Furthermore, 15 per cent of retailers have yet to install tills that accept PINs, even though retailers without chip and PIN in-store have been liable for fraudulent transactions since January 1 this year.
The British Retail Consortium said: “This time next year, we should be in more of a position to see the impact that chip and PIN has had on card fraud.” Many shops that have up-to-date tills still do not insist that customers use PINs to authorise transactions.
“Fraudsters can disable the chip, for instance by smacking it with a hammer, and pay for goods using a signature,” Mr Bushell said. “There is a case for saying that a signature should not be accepted.”

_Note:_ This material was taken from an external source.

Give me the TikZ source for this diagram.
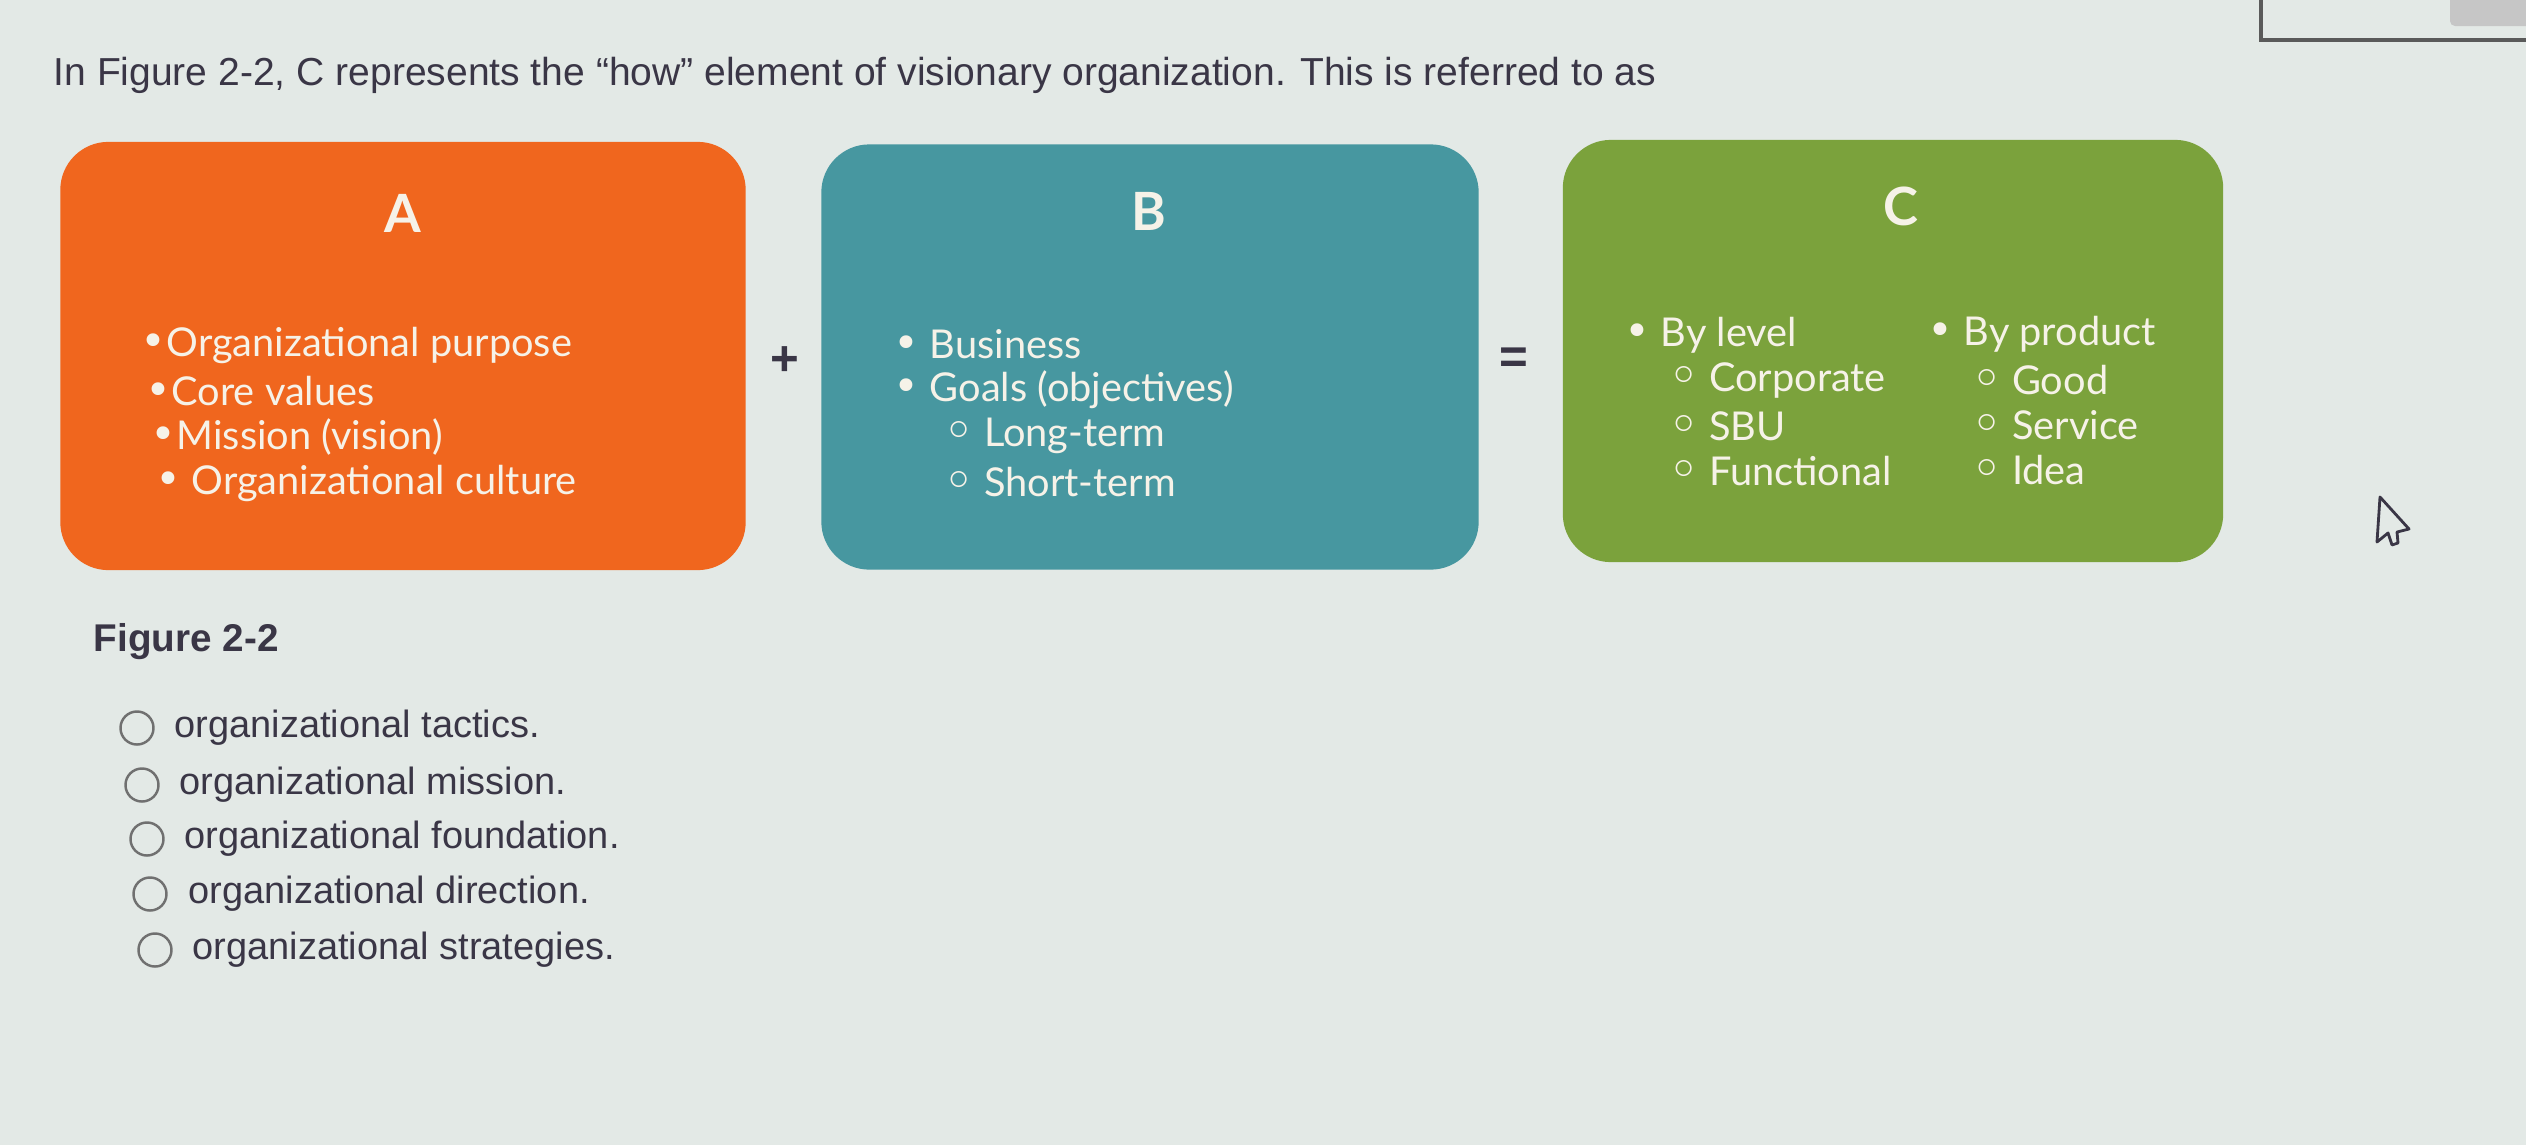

Apacs estimates that, without chip and PIN, losses would reach £800 million by the end of this year. But it accepts that the battle against fraudsters is still to be won. Sandra Quinn, its director of corporate communications, said: “The more of us use a PIN, the harder a criminal’s life becomes. But clearly they will keep targeting cards. Many people have made predictions on where the fraudsters will attack next, but we have long foreseen that we need to keep cards secure in all environments.”
Card identity fraud rose by 22 per cent during 2004, according to Apacs. Credit reference agencies say that this alternative type of fraud is likely to grow even more if chip and PIN does prove successful.